## [Requirement]
It is required that the lines from the top of the listing through the line with "(0,0) rectangle (700,425);" be reproduced exactly, excluding pictures.

[Data extracted from a collection]
● ● ●

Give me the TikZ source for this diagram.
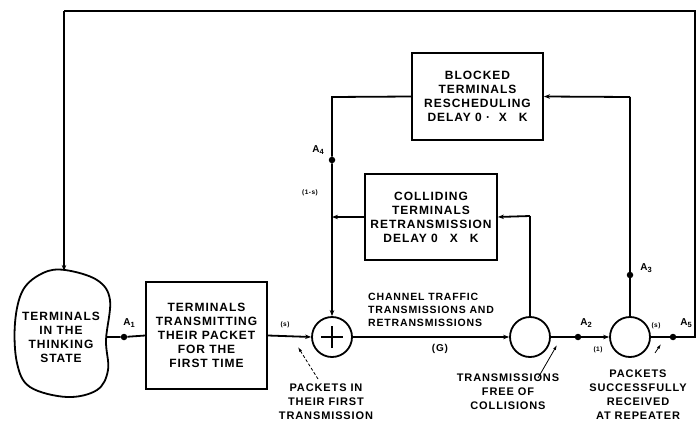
\documentclass[tikz,border=0pt]{standalone}
\usepackage{fontspec}
\newfontfamily\lblfam{Liberation Sans}[LetterSpace=8]
\newcommand\boxfnt{\lblfam\bfseries\fontsize{12}{14}\selectfont}
\newcommand\lblfnt{\lblfam\bfseries\fontsize{11}{14}\selectfont}
\newcommand\chfnt{\lblfam\bfseries\fontsize{10.5}{13}\selectfont}
\newcommand\afnt{\lblfam\bfseries\fontsize{10}{12}\selectfont}
\newcommand\tinyfnt{\lblfam\bfseries\fontsize{6.5}{8}\selectfont}
\newcommand\Asub[1]{A\raisebox{-0.45ex}{\fontsize{7.5}{8}\selectfont #1}}
\usetikzlibrary{arrows.meta}
\begin{document}
\begin{tikzpicture}[x=1pt,y=-1pt,
  ln/.style={line width=1.8pt},
  arr/.style={ln,-{Stealth[length=6pt,width=4.5pt]}},
  ptr/.style={line width=0.8pt,-{Latex[length=5pt,width=3pt]}},
  box/.style={draw,line width=1.8pt,align=center,font=\boxfnt,inner sep=0pt},
  dot/.style={circle,fill,inner sep=0pt,minimum size=6.5pt},
  junc/.style={circle,draw,line width=1.8pt,minimum size=40pt,inner sep=0pt},
  txt/.style={align=center,font=\lblfnt,inner sep=0pt},
  alab/.style={font=\afnt,inner sep=0pt},
  small/.style={font=\tinyfnt,inner sep=0pt}]
\useasboundingbox (0,0) rectangle (700,425);

% thinking-state blob
\draw[ln] plot[smooth cycle,tension=0.6] coordinates {(65,270) (97,280) (110,300) (106,340) (108,370) (97,390) (67,397) (30,387) (17,363) (15,323) (23,290) (43,273)};
\node[txt,font=\boxfnt] (think) at (61,337) {TERMINALS\\IN THE\\THINKING\\STATE};
\coordinate (thinktop) at (64,271);
\coordinate (thinkR) at (107,337);

% boxes
\node[box,minimum width=121pt,minimum height=107pt] (first) at (206.5,335.5) {TERMINALS\\TRANSMITTING\\THEIR PACKET\\FOR THE\\FIRST TIME};
\node[box,minimum width=132pt,minimum height=86pt] (coll) at (431,217) {COLLIDING\\TERMINALS\\RETRANSMISSION\\DELAY 0\quad X\quad K};
\node[box,minimum width=131pt,minimum height=87pt] (block) at (477.5,96.5) {BLOCKED\\TERMINALS\\RESCHEDULING\\DELAY 0 ·\ \ X\quad K};

% junction circles
\node[junc] (plus) at (332,337) {};
\draw[ln] ([xshift=-11pt]plus.center) -- ([xshift=11pt]plus.center);
\draw[ln] ([yshift=-11pt]plus.center) -- ([yshift=11pt]plus.center);
\node[junc] (free) at (530,337) {};
\node[junc] (succ) at (630,337) {};

% dots
\node[dot] (a1) at (124,337) {};
\node[dot] (a2) at (578,337) {};
\node[dot] (a3) at (630,275) {};
\node[dot] (a4) at (332,160) {};
\node[dot] (a5) at (673,337) {};

% corner coordinates
\coordinate (tl) at (64,11);
\coordinate (tr) at (695,11);
\coordinate (br) at (695,337);
\coordinate (jtop) at (332,97);
\coordinate (jcol) at (332,217);
\coordinate (c2up) at (530,216);
\coordinate (c3up) at (630,97);

% main flow
\draw[ln] (thinkR) -- (a1) -- (first.west);
\draw[arr] (first.east) -- (plus.west);
\draw[arr] (plus.east) -- (free.west);
\draw[ln] (free.east) -- (a2);
\draw[arr] (a2) -- (succ.west);
\draw[ln,line join=miter] (succ.east) -- (a5) -- (br) -- (tr) -- (tl);
\draw[arr] (tl) -- (thinktop);

% blocked loop
\draw[ln] (succ.north) -- (a3) -- (c3up);
\draw[arr] (c3up) -- (block.east);
\draw[ln] (block.west) -- (jtop) -- (a4) -- (jcol);
\draw[arr] (jcol) -- (plus.north);

% colliding loop
\draw[ln] (free.north) -- (c2up);
\draw[arr] (c2up) -- (coll.east);
\draw[arr] (coll.west) -- (jcol);

% labels
\node[alab] at (129,323) {\Asub{1}};
\node[alab] at (586,323) {\Asub{2}};
\node[alab] at (646,268) {\Asub{3}};
\node[alab] at (318,150) {\Asub{4}};
\node[alab] at (686,323) {\Asub{5}};
\node[small] at (285,325) {(s)};
\node[small] at (656,326) {(s)};
\node[small] at (598,350) {(1)};
\node[small] at (310,193) {(1-s)};
\node[small,font=\afnt] at (440,349) {(G)};

\node[font=\chfnt,align=left,anchor=north west,inner sep=0pt] (chan) at (368,293) {CHANNEL TRAFFIC\\TRANSMISSIONS AND\\RETRANSMISSIONS};

\node[txt] (lpk) at (326,402) {PACKETS IN\\THEIR FIRST\\TRANSMISSION};
\node[txt] (lfree) at (508,392) {TRANSMISSIONS\\FREE OF\\COLLISIONS};
\node[txt] (lsucc) at (638,395) {PACKETS\\SUCCESSFULLY\\RECEIVED\\AT REPEATER};

% pointers
\coordinate (p1s) at (318,379);
\coordinate (p1e) at (298,347);
\coordinate (p2s) at (538,378);
\coordinate (p2e) at (557,345);
\coordinate (p3s) at (655,353);
\coordinate (p3e) at (661,344);
\draw[ptr,densely dashed] (p1s) -- (p1e);
\draw[ptr] (p2s) -- (p2e);
\draw[ptr] (p3s) -- (p3e);
\end{tikzpicture}
\end{document}
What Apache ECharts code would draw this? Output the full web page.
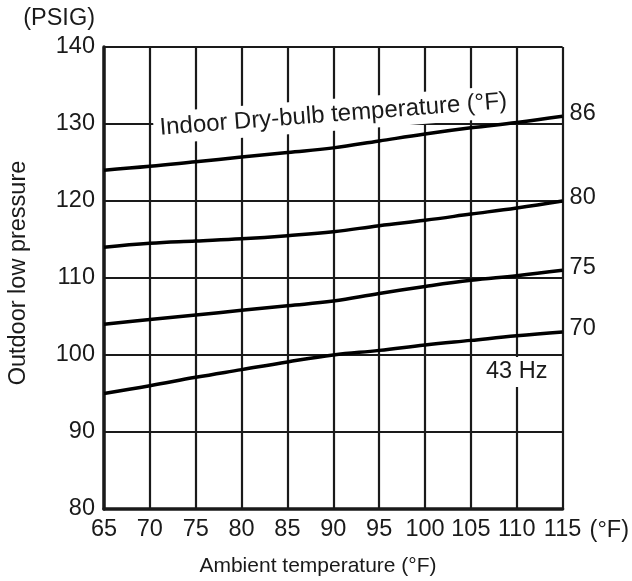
<!DOCTYPE html>
<html>
<head>
<meta charset="utf-8">
<script src="https://cdn.jsdelivr.net/npm/echarts@6/dist/echarts.min.js"></script>
<style>html,body{margin:0;padding:0;background:#fff;}#c{width:632px;height:581px;}</style>
</head>
<body>
<div id="c"></div>
<script>
const ambient = [65, 70, 75, 80, 85, 90, 95, 100, 105, 110, 115];
const xTicks = [65, 70, 75, 80, 85, 90, 95, 100, 105, 110, 115];
const yTicks = [80, 90, 100, 110, 120, 130, 140];
const indoorLabels = ['86', '80', '75', '70'];
const p86 = [124.0, 124.5, 125.1, 125.7, 126.3, 126.9, 127.8, 128.7, 129.5, 130.2, 131.0];
const p80 = [114.0, 114.5, 114.8, 115.1, 115.5, 116.0, 116.8, 117.5, 118.3, 119.1, 120.0];
const p75 = [104.0, 104.6, 105.2, 105.8, 106.4, 107.0, 108.0, 108.9, 109.7, 110.3, 111.0];
const p70 = [95.0, 96.0, 97.1, 98.1, 99.1, 100.0, 100.6, 101.3, 101.9, 102.5, 103.0];
const hzLabel = '43 Hz';
const curveTitle = 'Indoor Dry-bulb temperature (°F)';
const xTitle = 'Ambient temperature (°F)';
const yTitle = 'Outdoor low pressure';

const FONT = '"Liberation Sans", Arial, sans-serif';
const INK = '#1a1a1a';
const FS = 23.5;
const chart = echarts.init(document.getElementById('c'), null, {renderer: 'canvas'});

function mkSeries(vals, lab) {
  return {type: 'line', data: vals.map((v, i) => [ambient[i], v]),
    showSymbol: false, symbol: 'none', smooth: 0.4,
    lineStyle: {color: '#000', width: 3.5}, silent: true, z: 5,
    endLabel: {show: true, formatter: lab, distance: 7, color: INK, fontSize: FS,
      fontFamily: FONT, offset: [0, -3]}};
}

const series = [mkSeries(p86, indoorLabels[0]), mkSeries(p80, indoorLabels[1]),
  mkSeries(p75, indoorLabels[2]), mkSeries(p70, indoorLabels[3])];

chart.setOption({
  animation: false,
  backgroundColor: '#fff',
  grid: {left: 104, right: 68, top: 47, bottom: 72, show: false},
  xAxis: {
    type: 'value', min: xTicks[0], max: xTicks[xTicks.length - 1], interval: 5,
    name: '(°F)', nameLocation: 'end', nameGap: 27,
    nameTextStyle: {color: INK, fontSize: FS, fontFamily: FONT, verticalAlign: 'top', padding: [10, 0, 0, 0]},
    axisLine: {show: true, onZero: false, lineStyle: {color: INK, width: 3.5}},
    axisTick: {show: false},
    axisLabel: {color: INK, fontSize: FS, fontFamily: FONT, margin: 9, showMinLabel: true, showMaxLabel: true},
    splitLine: {show: true, lineStyle: {color: INK, width: 2.2}}
  },
  yAxis: {
    type: 'value', min: yTicks[0], max: yTicks[yTicks.length - 1], interval: 10,
    name: '(PSIG)', nameLocation: 'end', nameGap: 16,
    nameTextStyle: {color: INK, fontSize: FS, fontFamily: FONT, align: 'right', padding: [0, 9, 0, 0]},
    axisLine: {show: true, onZero: false, lineStyle: {color: INK, width: 3.5}},
    axisTick: {show: false},
    axisLabel: {color: INK, fontSize: FS, fontFamily: FONT, margin: 9},
    splitLine: {show: true, lineStyle: {color: INK, width: 2.2}}
  },
  series: series
});

function place() {
  const tp = chart.convertToPixel('grid', [90, 131.2]);
  const hz = chart.convertToPixel('grid', [110, 97.8]);
  chart.setOption({
    graphic: [
      {type: 'text', x: tp[0], y: tp[1], rotation: 4.4 * Math.PI / 180, z: 4,
        style: {text: curveTitle, fill: INK, fontSize: 24, fontFamily: FONT,
          align: 'center', verticalAlign: 'middle', backgroundColor: '#fff', padding: [4, 6]}},
      {type: 'text', x: hz[0], y: hz[1], z: 4,
        style: {text: hzLabel, fill: INK, fontSize: FS, fontFamily: FONT,
          align: 'center', verticalAlign: 'middle', backgroundColor: '#fff', padding: [3, 3]}},
      {type: 'text', x: 318, y: 566, z: 4,
        style: {text: xTitle, fill: INK, fontSize: 21, fontFamily: FONT,
          align: 'center', verticalAlign: 'middle'}},
      {type: 'text', x: 19, y: 273, rotation: Math.PI / 2, z: 4,
        style: {text: yTitle, fill: INK, fontSize: 23.5, fontFamily: FONT,
          align: 'center', verticalAlign: 'middle'}}
    ]
  });
}
place();
</script>
</body>
</html>
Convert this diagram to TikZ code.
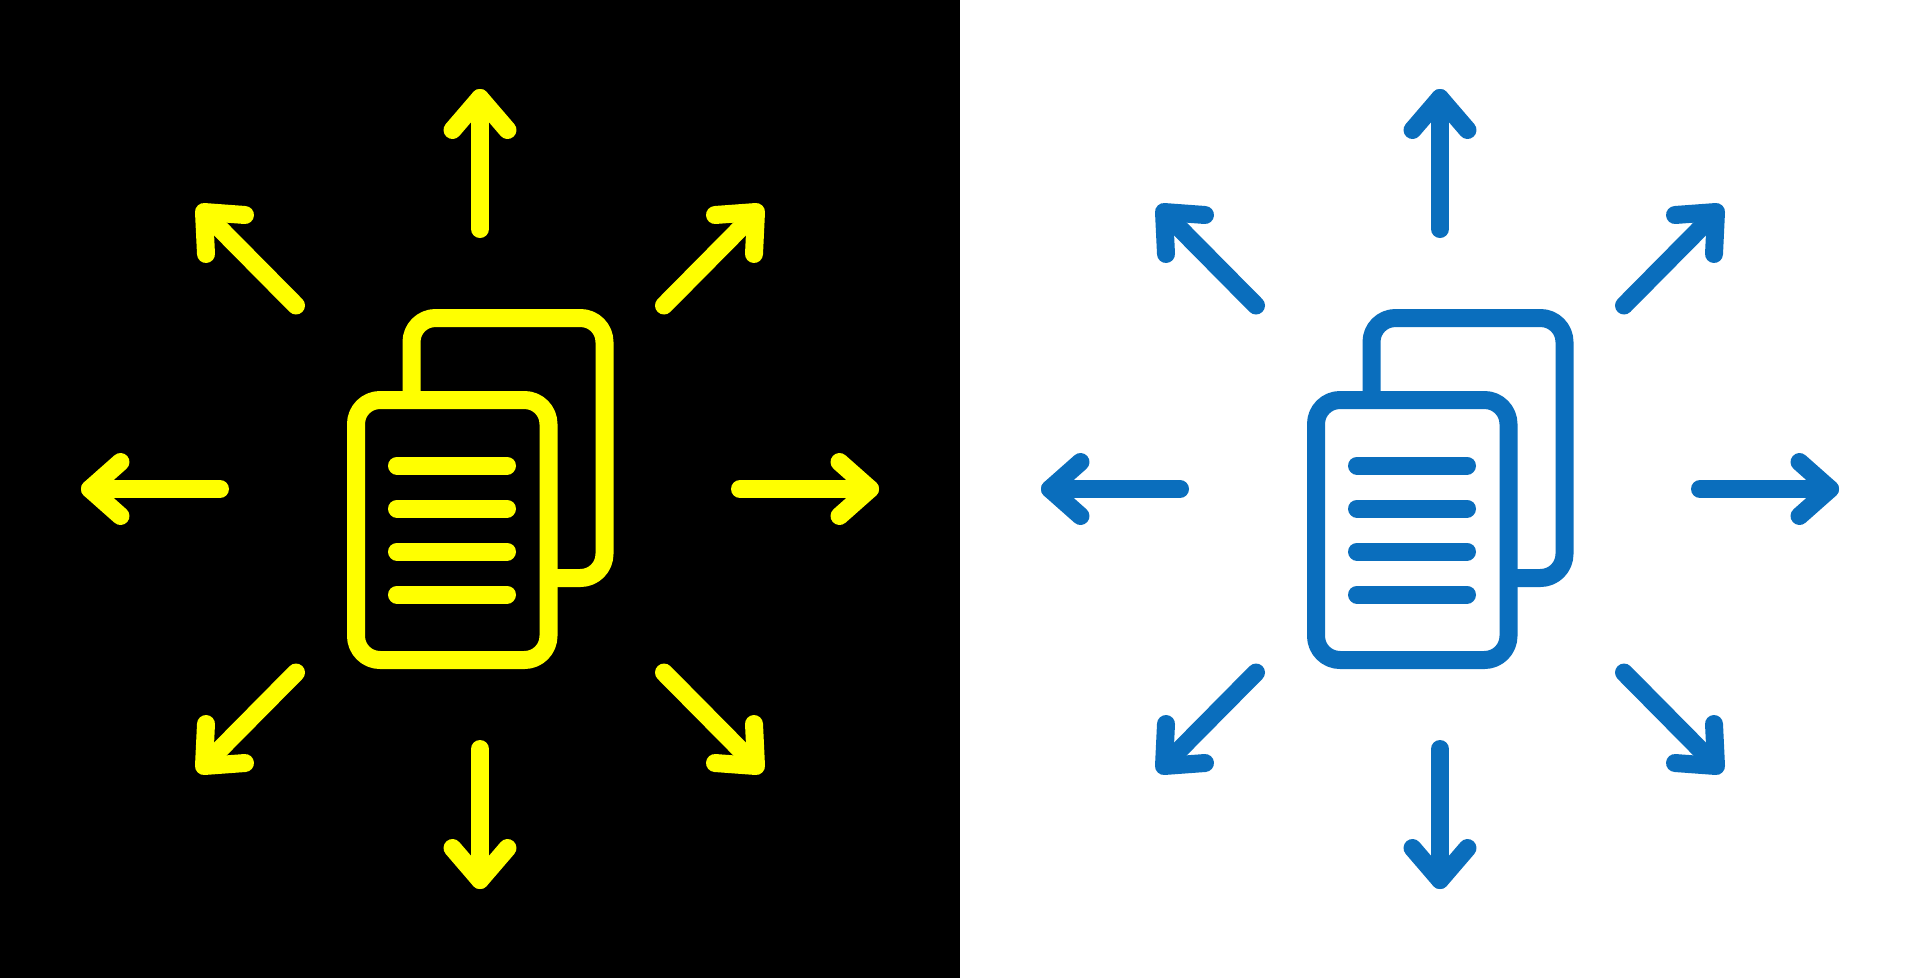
\documentclass[tikz,border=0pt]{standalone}
\usepackage{tikz}

\definecolor{iconyellow}{RGB}{255,255,0}
\definecolor{iconblue}{RGB}{10,110,189}

\tikzset{
  pen/.style={line width=0.36cm,line cap=round,line join=round},
  page/.style={pen,rounded corners=0.48cm,line cap=butt}
}

\begin{document}
\begin{tikzpicture}[x=0.02cm,y=-0.02cm]

\useasboundingbox (0,0) rectangle (1920,978);
\fill[black] (0,0) rectangle (960,978);
\fill[white] (960,0) rectangle (1920,978);

\foreach \xs/\col in {0/iconyellow,960/iconblue}{
\begin{scope}[xshift=\xs*0.02cm,color=\col]

% back page
\draw[page] (411.5,400)--(411.5,318)--(604.5,318)--(604.5,578)--(548.5,578);

% front page
\draw[page] (356,400) rectangle (548.5,660);

% text lines
\draw[pen] (397,465.5)--(507,465.5);
\draw[pen] (397,508.5)--(507,508.5);
\draw[pen] (397,551.5)--(507,551.5);
\draw[pen] (397,594.5)--(507,594.5);

% up and down
\draw[pen] (480,229)--(480,98);
\draw[pen] (452.5,130)--(480,98)--(507.5,130);
\draw[pen] (480,749)--(480,880);
\draw[pen] (452.5,848)--(480,880)--(507.5,848);

% left and right
\draw[pen] (220,489)--(90,489);
\draw[pen] (120.5,462)--(90,489)--(120.5,516);
\draw[pen] (740,489)--(870,489);
\draw[pen] (839.5,462)--(870,489)--(839.5,516);

% diagonals
\draw[pen] (296,305.5)--(204.5,213);
\draw[pen] (245,215)--(204,212)--(206,254);
\draw[pen] (664,305.5)--(755.5,213);
\draw[pen] (715,215)--(756,212)--(754,254);
\draw[pen] (296,672.5)--(204.5,765);
\draw[pen] (245,763)--(204,766)--(206,724);
\draw[pen] (664,672.5)--(755.5,765);
\draw[pen] (715,763)--(756,766)--(754,724);

\end{scope}
}

\end{tikzpicture}
\end{document}
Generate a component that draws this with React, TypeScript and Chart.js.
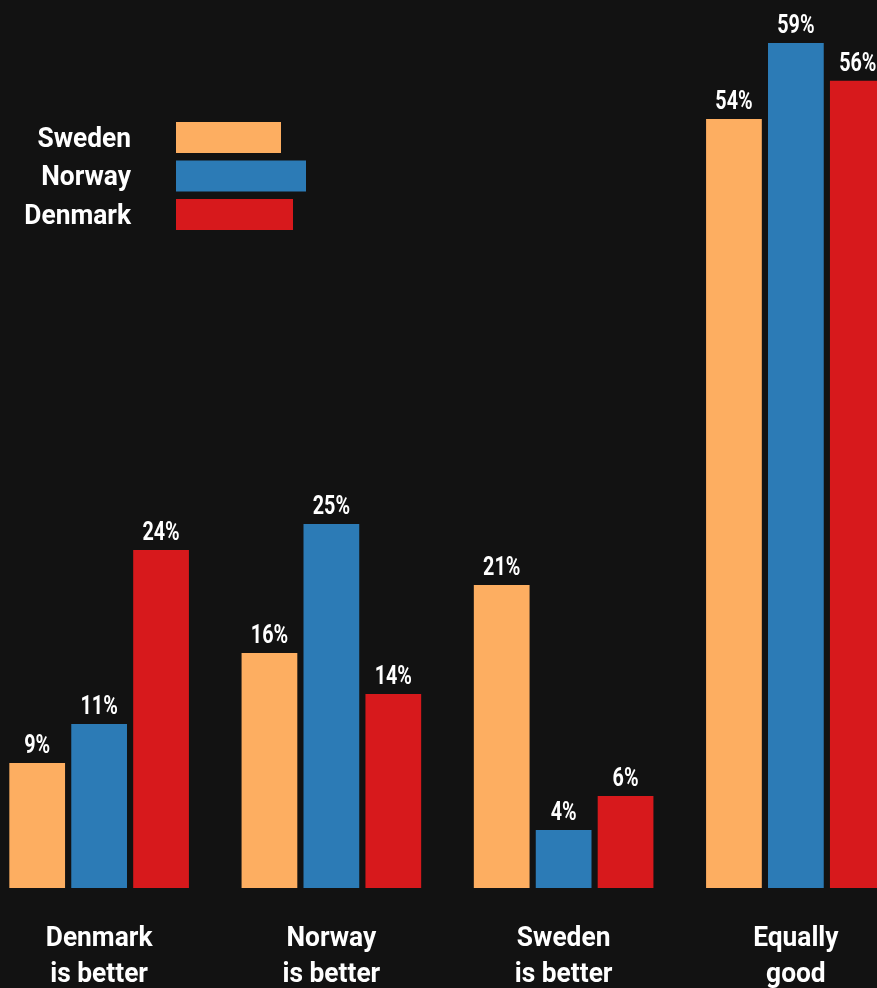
import React, { useEffect, useRef } from "react";
import { Chart, registerables } from "chart.js";

Chart.register(...registerables);

const categories: string[][] = [
  ["Denmark", "is better"],
  ["Norway", "is better"],
  ["Sweden", "is better"],
  ["Equally", "good"],
];
const seriesNames = ["Sweden", "Norway", "Denmark"];
const swedenValues = [8.73, 16.41, 21.16, 53.7];
const norwayValues = [11.45, 25.42, 4.05, 59.0];
const denmarkValues = [23.6, 13.55, 6.42, 56.36];
const seriesColors = ["#fdae61", "#2c7bb6", "#d7191c"];

const BG = "#121212";
const SHIFT = 17; // canvas is shifted left by this many pixels
const legendBarWidths = [105, 130, 117];

function drawScaledText(ctx: any, txt: string, x: number, y: number, sx: number) {
  ctx.save();
  ctx.translate(x, y);
  ctx.scale(sx, 1);
  ctx.fillText(txt, 0, 0);
  ctx.restore();
}

const valueLabelPlugin = {
  id: "valueLabels",
  afterDatasetsDraw(chart: any) {
    const ctx = chart.ctx;
    ctx.save();
    ctx.fillStyle = "#ffffff";
    ctx.font = "bold 26px Roboto";
    ctx.textAlign = "center";
    ctx.textBaseline = "alphabetic";
    chart.data.datasets.forEach((ds: any, di: number) => {
      const meta = chart.getDatasetMeta(di);
      meta.data.forEach((el: any, i: number) => {
        const txt = Math.round(ds.data[i]) + "%";
        drawScaledText(ctx, txt, el.x, el.y - 10, 0.76);
      });
    });
    ctx.restore();
  },
};

const categoryLabelPlugin = {
  id: "categoryLabels",
  afterDraw(chart: any) {
    const ctx = chart.ctx;
    const xs = chart.scales.x;
    const bottom = chart.chartArea.bottom;
    ctx.save();
    ctx.fillStyle = "#ffffff";
    ctx.font = "bold 28px Roboto";
    ctx.textAlign = "center";
    ctx.textBaseline = "alphabetic";
    chart.data.labels.forEach((lab: string[], i: number) => {
      const x = xs.getPixelForValue(i);
      lab.forEach((line, li) => {
        drawScaledText(ctx, line, x, bottom + 58 + li * 36, 0.94);
      });
    });
    ctx.restore();
  },
};

const customLegendPlugin = {
  id: "customLegend",
  afterDraw(chart: any) {
    const ctx = chart.ctx;
    ctx.save();
    ctx.font = "bold 28px Roboto";
    ctx.textAlign = "right";
    ctx.textBaseline = "alphabetic";
    chart.data.datasets.forEach((ds: any, i: number) => {
      const top = 122 + i * 38.5;
      ctx.fillStyle = ds.backgroundColor;
      ctx.fillRect(176 + SHIFT, top, legendBarWidths[i], 31);
      ctx.fillStyle = "#ffffff";
      drawScaledText(ctx, ds.label, 131 + SHIFT, top + 24.5, 0.94);
    });
    ctx.restore();
  },
};

export default function App() {
  const canvasRef = useRef<HTMLCanvasElement | null>(null);

  useEffect(() => {
    if (!canvasRef.current) return;
    const allValues = [swedenValues, norwayValues, denmarkValues];
    const chart = new Chart(canvasRef.current, {
      type: "bar",
      data: {
        labels: categories as any,
        datasets: seriesNames.map((name, i) => ({
          label: name,
          data: allValues[i],
          backgroundColor: seriesColors[i],
          borderWidth: 0,
          categoryPercentage: 0.8,
          barPercentage: 0.9,
        })),
      },
      options: {
        animation: false,
        responsive: false,
        devicePixelRatio: 1,
        layout: { padding: { top: 0, bottom: 100, left: 0, right: 0 } },
        plugins: {
          legend: { display: false },
          tooltip: { enabled: false },
        },
        scales: {
          x: { display: false, offset: true, grid: { display: false } },
          y: { display: false, min: 0, max: 62 },
        },
      },
      plugins: [valueLabelPlugin, categoryLabelPlugin, customLegendPlugin],
    });
    return () => chart.destroy();
  }, []);

  return (
    <div
      style={{
        position: "fixed",
        left: 0,
        top: 0,
        width: 877,
        height: 988,
        overflow: "hidden",
        background: BG,
      }}
    >
      <canvas
        ref={canvasRef}
        width={929}
        height={988}
        style={{ position: "absolute", left: -SHIFT, top: 0, width: 929, height: 988 }}
      />
    </div>
  );
}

● ● ●

## [Answer to this problem]
Give me the TikZ source for this diagram.
\documentclass[tikz,border=0pt]{standalone}
\usepackage{fontspec}
\newfontfamily\lblfam{Liberation Sans}[LetterSpace=8]
\newcommand\boxfnt{\lblfam\bfseries\fontsize{12}{14}\selectfont}
\newcommand\lblfnt{\lblfam\bfseries\fontsize{11}{14}\selectfont}
\newcommand\chfnt{\lblfam\bfseries\fontsize{10.5}{13}\selectfont}
\newcommand\afnt{\lblfam\bfseries\fontsize{10}{12}\selectfont}
\newcommand\tinyfnt{\lblfam\bfseries\fontsize{6.5}{8}\selectfont}
\newcommand\Asub[1]{A\raisebox{-0.45ex}{\fontsize{7.5}{8}\selectfont #1}}
\usetikzlibrary{arrows.meta}
\begin{document}
\begin{tikzpicture}[x=1pt,y=-1pt,
  ln/.style={line width=1.8pt},
  arr/.style={ln,-{Stealth[length=6pt,width=4.5pt]}},
  ptr/.style={line width=0.8pt,-{Latex[length=5pt,width=3pt]}},
  box/.style={draw,line width=1.8pt,align=center,font=\boxfnt,inner sep=0pt},
  dot/.style={circle,fill,inner sep=0pt,minimum size=6.5pt},
  junc/.style={circle,draw,line width=1.8pt,minimum size=40pt,inner sep=0pt},
  txt/.style={align=center,font=\lblfnt,inner sep=0pt},
  alab/.style={font=\afnt,inner sep=0pt},
  small/.style={font=\tinyfnt,inner sep=0pt}]
\useasboundingbox (0,0) rectangle (700,425);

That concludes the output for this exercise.